■ Task
Each line of the material must be repeated precisely, with the pictures left out.

____

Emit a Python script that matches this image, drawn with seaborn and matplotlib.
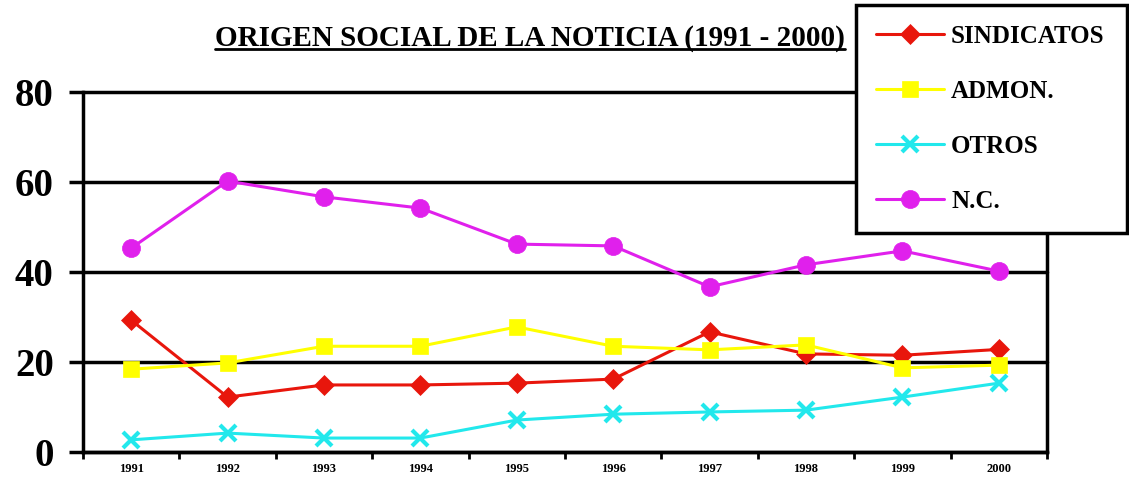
# -*- coding: utf-8 -*-
"""
Origen social de la noticia (1991 - 2000)
"""
import pandas as pd
import matplotlib
matplotlib.use('Agg')
import matplotlib.pyplot as plt
import seaborn as sns
from matplotlib.lines import Line2D

# ------------------------------------------------------ #
# DATOS
# ------------------------------------------------------ #
years = ['1991', '1992', '1993', '1994', '1995', '1996', '1997', '1998', '1999', '2000']
series = ['SINDICATOS', 'ADMON.', 'OTROS', 'N.C.']
sindicatos = [29.3, 12.2, 14.9, 14.9, 15.3, 16.2, 26.7, 21.8, 21.5, 22.8]
admon = [18.4, 19.8, 23.5, 23.5, 27.8, 23.5, 22.7, 23.8, 18.7, 19.3]
otros = [2.7, 4.2, 3.1, 3.1, 7.1, 8.4, 8.9, 9.3, 12.2, 15.3]
nc = [45.3, 60.2, 56.7, 54.2, 46.2, 45.8, 36.7, 41.6, 44.7, 40.2]
yticks = [0, 20, 40, 60, 80]

values = {'SINDICATOS': sindicatos, 'ADMON.': admon, 'OTROS': otros, 'N.C.': nc}
colors = {'SINDICATOS': '#e8160c', 'ADMON.': '#ffff00',
          'OTROS': '#22e8ec', 'N.C.': '#e020ec'}
markers = {'SINDICATOS': 'D', 'ADMON.': 's', 'OTROS': 'x', 'N.C.': 'o'}
msizes = {'SINDICATOS': 10, 'ADMON.': 12, 'OTROS': 11, 'N.C.': 13}

# ------------------------------------------------------ #
# ESTILO
# ------------------------------------------------------ #
sns.set_theme(style='white')
plt.rcParams['font.family'] = ['Liberation Serif', 'DejaVu Serif']
plt.rcParams['text.color'] = 'black'
plt.rcParams['xtick.color'] = 'black'
plt.rcParams['ytick.color'] = 'black'

fig = plt.figure(figsize=(11.29, 4.8), dpi=100)
ax = fig.add_axes([83 / 1129, 1 - 452 / 480, (1047 - 83) / 1129, (452 - 92) / 480])

for s in series:
    d = pd.DataFrame({'Año': years, 'Valor': values[s]})
    sns.lineplot(data=d, x='Año', y='Valor', color=colors[s], marker=markers[s],
                 markersize=msizes[s], markeredgecolor=colors[s],
                 markerfacecolor=colors[s],
                 markeredgewidth=3 if s == 'OTROS' else 0.5,
                 linewidth=2.2, sort=False, ax=ax, label=s, legend=False)

ax.set_xlim(-0.5, 9.5)
ax.set_ylim(0, 80)
ax.set_yticks(yticks)
ax.set_yticklabels([str(v) for v in yticks], fontsize=28, fontweight='bold')
ax.set_xticks(range(len(years)))
ax.set_xticklabels(years, fontsize=9, fontweight='bold')
ax.set_xticks([i + 0.5 for i in range(-1, len(years))], minor=True)
ax.tick_params(axis='x', which='major', length=0, pad=8)
ax.tick_params(axis='x', which='minor', length=5, width=2, direction='out',
               color='black', bottom=True)
ax.tick_params(axis='y', length=10, width=2.5, direction='out', color='black',
               left=True, pad=11)
ax.set_xlabel('')
ax.set_ylabel('')
ax.yaxis.grid(True, color='black', linewidth=2.5)
ax.set_axisbelow(True)
for gl in ax.get_ygridlines():
    gl.set_clip_on(False)
for side in ['left', 'bottom', 'right']:
    ax.spines[side].set_color('black')
    ax.spines[side].set_linewidth(2.5)
ax.spines['top'].set_visible(False)

# Leyenda
handles = [Line2D([], [], color=colors[s], marker=markers[s], lw=2.2,
                  markersize=msizes[s], markerfacecolor=colors[s],
                  markeredgecolor=colors[s],
                  markeredgewidth=3 if s == 'OTROS' else 0.5) for s in series]
leg = fig.legend(handles, series, loc='upper left',
                 bbox_to_anchor=(856 / 1129, 1 - 5 / 480, 271 / 1129, 0.0),
                 mode='expand', frameon=True, fancybox=False, framealpha=1,
                 edgecolor='black', prop={'weight': 'bold', 'size': 18},
                 labelspacing=1.28, handlelength=2.7, handletextpad=0.3,
                 borderpad=0.8, borderaxespad=0)
leg.get_frame().set_linewidth(2.5)

# Título subrayado
title = fig.text(530 / 1129, 1 - 38 / 480, 'ORIGEN SOCIAL DE LA NOTICIA (1991 - 2000)',
                 ha='center', va='center', fontsize=21, fontweight='bold')
fig.canvas.draw()
bb = title.get_window_extent().transformed(fig.transFigure.inverted())
fig.add_artist(Line2D([bb.x0, bb.x1], [bb.y0 + 0.006, bb.y0 + 0.006],
                      color='black', lw=2, transform=fig.transFigure))

fig.savefig('out.png', dpi=100)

____

■ Task solution
Emit a Python script that matches this image, drawn with seaborn and matplotlib.
# -*- coding: utf-8 -*-
"""
Origen social de la noticia (1991 - 2000)
"""
import pandas as pd
import matplotlib
matplotlib.use('Agg')
import matplotlib.pyplot as plt
import seaborn as sns
from matplotlib.lines import Line2D

# ------------------------------------------------------ #
# DATOS
# ------------------------------------------------------ #
years = ['1991', '1992', '1993', '1994', '1995', '1996', '1997', '1998', '1999', '2000']
series = ['SINDICATOS', 'ADMON.', 'OTROS', 'N.C.']
sindicatos = [29.3, 12.2, 14.9, 14.9, 15.3, 16.2, 26.7, 21.8, 21.5, 22.8]
admon = [18.4, 19.8, 23.5, 23.5, 27.8, 23.5, 22.7, 23.8, 18.7, 19.3]
otros = [2.7, 4.2, 3.1, 3.1, 7.1, 8.4, 8.9, 9.3, 12.2, 15.3]
nc = [45.3, 60.2, 56.7, 54.2, 46.2, 45.8, 36.7, 41.6, 44.7, 40.2]
yticks = [0, 20, 40, 60, 80]

values = {'SINDICATOS': sindicatos, 'ADMON.': admon, 'OTROS': otros, 'N.C.': nc}
colors = {'SINDICATOS': '#e8160c', 'ADMON.': '#ffff00',
          'OTROS': '#22e8ec', 'N.C.': '#e020ec'}
markers = {'SINDICATOS': 'D', 'ADMON.': 's', 'OTROS': 'x', 'N.C.': 'o'}
msizes = {'SINDICATOS': 10, 'ADMON.': 12, 'OTROS': 11, 'N.C.': 13}

# ------------------------------------------------------ #
# ESTILO
# ------------------------------------------------------ #
sns.set_theme(style='white')
plt.rcParams['font.family'] = ['Liberation Serif', 'DejaVu Serif']
plt.rcParams['text.color'] = 'black'
plt.rcParams['xtick.color'] = 'black'
plt.rcParams['ytick.color'] = 'black'

fig = plt.figure(figsize=(11.29, 4.8), dpi=100)
ax = fig.add_axes([83 / 1129, 1 - 452 / 480, (1047 - 83) / 1129, (452 - 92) / 480])

for s in series:
    d = pd.DataFrame({'Año': years, 'Valor': values[s]})
    sns.lineplot(data=d, x='Año', y='Valor', color=colors[s], marker=markers[s],
                 markersize=msizes[s], markeredgecolor=colors[s],
                 markerfacecolor=colors[s],
                 markeredgewidth=3 if s == 'OTROS' else 0.5,
                 linewidth=2.2, sort=False, ax=ax, label=s, legend=False)

ax.set_xlim(-0.5, 9.5)
ax.set_ylim(0, 80)
ax.set_yticks(yticks)
ax.set_yticklabels([str(v) for v in yticks], fontsize=28, fontweight='bold')
ax.set_xticks(range(len(years)))
ax.set_xticklabels(years, fontsize=9, fontweight='bold')
ax.set_xticks([i + 0.5 for i in range(-1, len(years))], minor=True)
ax.tick_params(axis='x', which='major', length=0, pad=8)
ax.tick_params(axis='x', which='minor', length=5, width=2, direction='out',
               color='black', bottom=True)
ax.tick_params(axis='y', length=10, width=2.5, direction='out', color='black',
               left=True, pad=11)
ax.set_xlabel('')
ax.set_ylabel('')
ax.yaxis.grid(True, color='black', linewidth=2.5)
ax.set_axisbelow(True)
for gl in ax.get_ygridlines():
    gl.set_clip_on(False)
for side in ['left', 'bottom', 'right']:
    ax.spines[side].set_color('black')
    ax.spines[side].set_linewidth(2.5)
ax.spines['top'].set_visible(False)

# Leyenda
handles = [Line2D([], [], color=colors[s], marker=markers[s], lw=2.2,
                  markersize=msizes[s], markerfacecolor=colors[s],
                  markeredgecolor=colors[s],
                  markeredgewidth=3 if s == 'OTROS' else 0.5) for s in series]
leg = fig.legend(handles, series, loc='upper left',
                 bbox_to_anchor=(856 / 1129, 1 - 5 / 480, 271 / 1129, 0.0),
                 mode='expand', frameon=True, fancybox=False, framealpha=1,
                 edgecolor='black', prop={'weight': 'bold', 'size': 18},
                 labelspacing=1.28, handlelength=2.7, handletextpad=0.3,
                 borderpad=0.8, borderaxespad=0)
leg.get_frame().set_linewidth(2.5)

# Título subrayado
title = fig.text(530 / 1129, 1 - 38 / 480, 'ORIGEN SOCIAL DE LA NOTICIA (1991 - 2000)',
                 ha='center', va='center', fontsize=21, fontweight='bold')
fig.canvas.draw()
bb = title.get_window_extent().transformed(fig.transFigure.inverted())
fig.add_artist(Line2D([bb.x0, bb.x1], [bb.y0 + 0.006, bb.y0 + 0.006],
                      color='black', lw=2, transform=fig.transFigure))

fig.savefig('out.png', dpi=100)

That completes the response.